Nashman Center Affiliate Faculty member Anna Kimmel (Corcoran School of Art and Design) invites us all to attend this performance. If community engaged scholarship from the dance department piqued your interest, then you need to be here!
this place, could be
April 18-20, 2024
Betts Auditorium
Co-choreographed by Anna Jayne Kimmel and Leo Hylton, music by Heather Stebbins
Presented as part of the Spring Dance Concert, with support from Corcoran School of the Arts & Design program in Theatre and Dance.
From Kimmel:
I write to share performance details of this place, could be, a work I've been building with Leo Hylton (bio below) alongside 10 undergraduate students, featuring a sound score by GW Music Faculty Heather Stebbins. This short work (about 20 min) will open alongside several student works and a repertoire piece by the esteemed Bill T. Jones on April 18-20 2024 in Betts Auditorium.
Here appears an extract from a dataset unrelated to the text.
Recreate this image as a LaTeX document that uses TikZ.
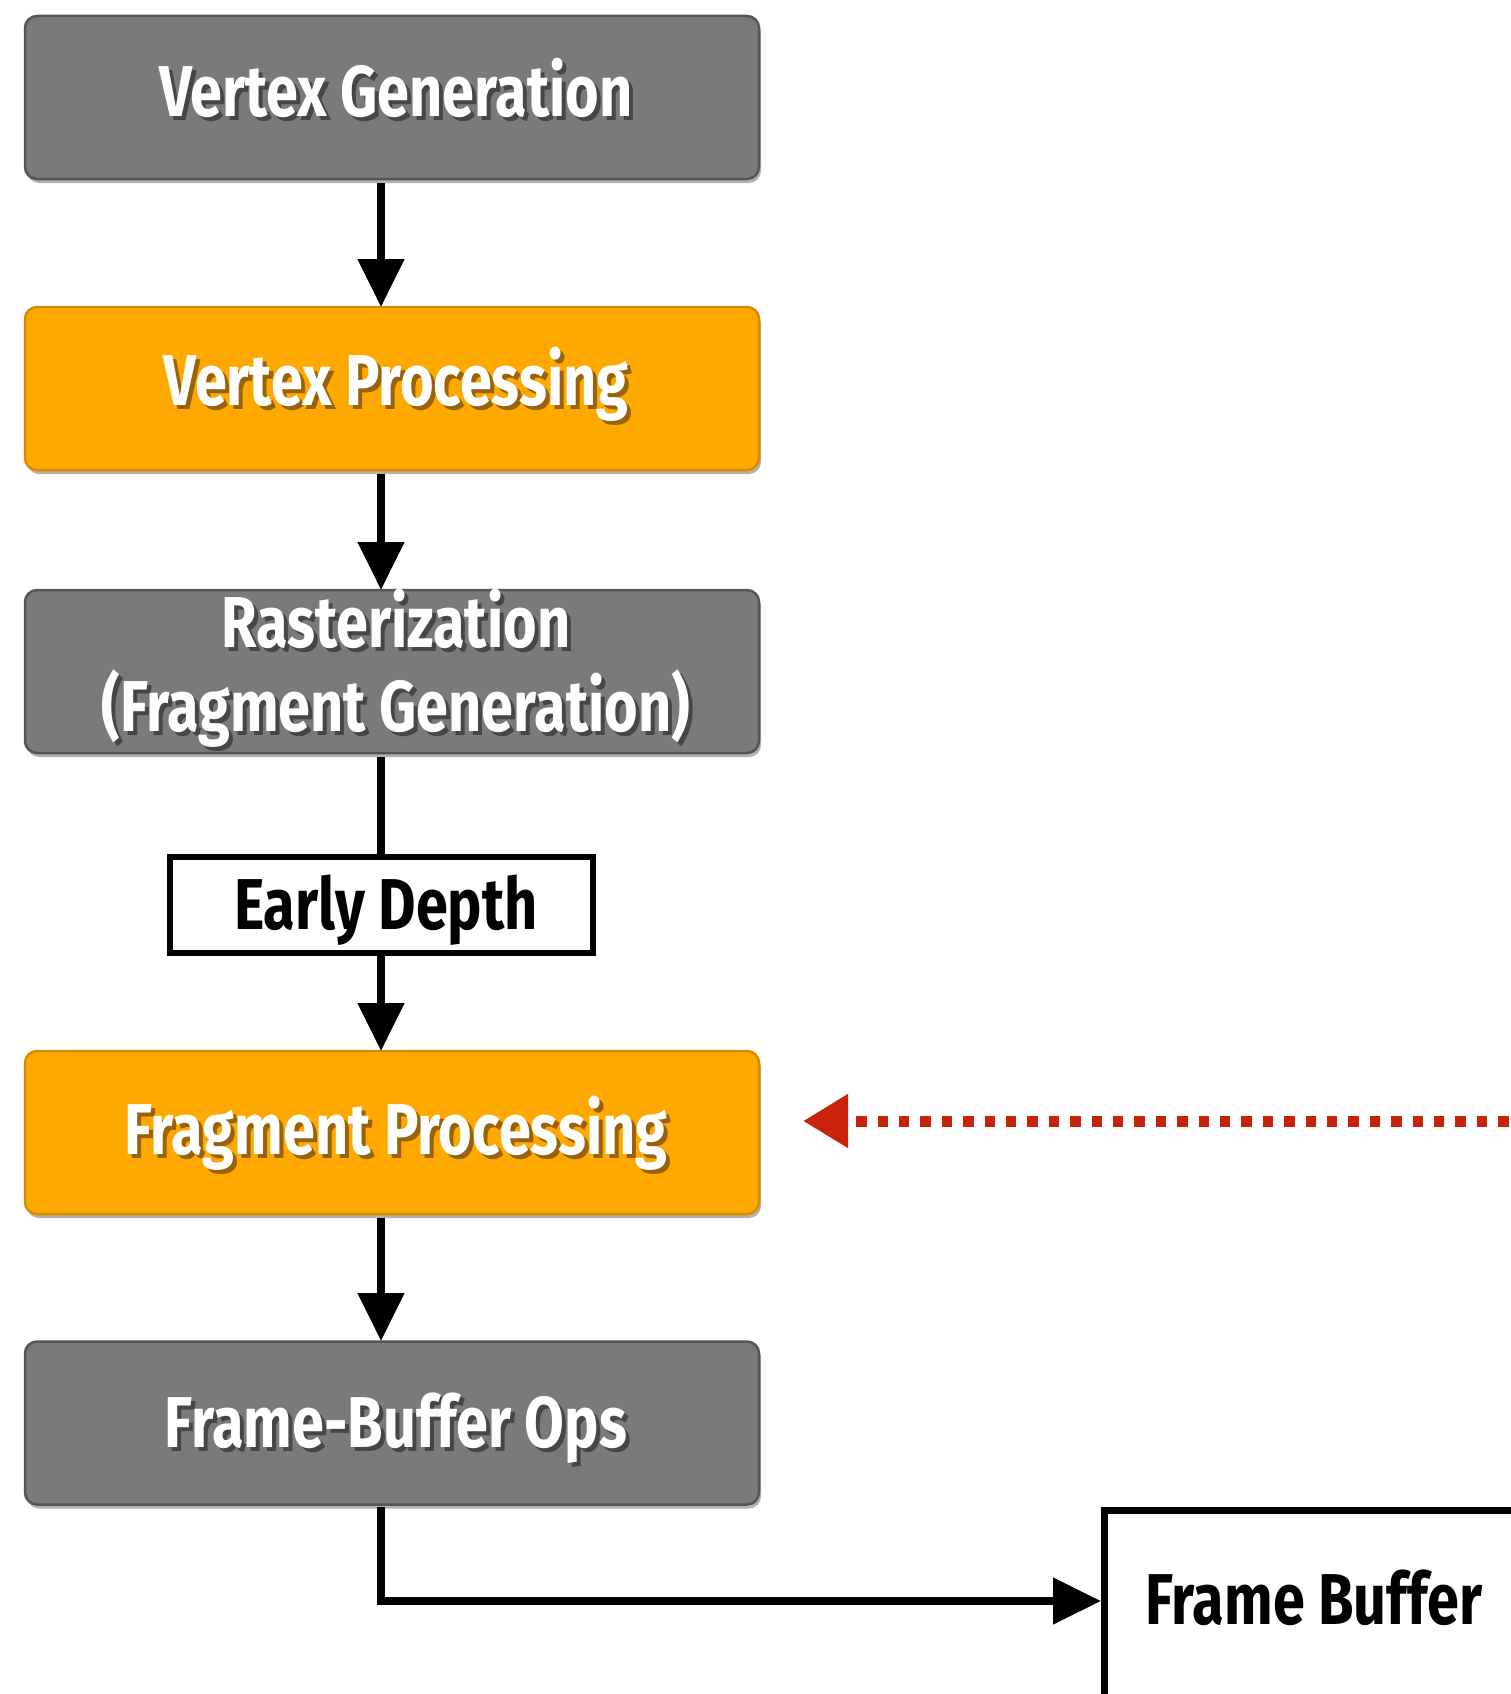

Leo Hylton is a PhD student at George Mason University, currently incarcerated in Maine State Prison. His education and work are based in trauma-informed, healing-centered Restorative Justice practices, with a vision toward an abolitionist future. To that end, he is working with Think Peace Learning & Support Hub as a Restorative Justice Consultant in support of the Iowa City Truth and Reconciliation Commission toward truth telling, racial healing, and reconciliation. He has worked as a Visiting Instructor at Colby College, co-teaching AY346 – Carcerality and Abolition. He was a lead facilitator of Maine State Prison’s Restorative Practices Steering Committee, served on Colby College’s Restorative Practices Team, and provides consultation to RJ practitioners in the US and abroad. Leo is a core organizer of the Carter School Working Group on Forgiveness and Reconciliation, creating spaces of co-learning, growth, and trauma healing in the context of forgiveness and reconciliation. He is also a columnist for the The Bollard (formerly Mainer), where he writes a monthly column to raise public consciousness around the existence and power of humanity in carceral spaces.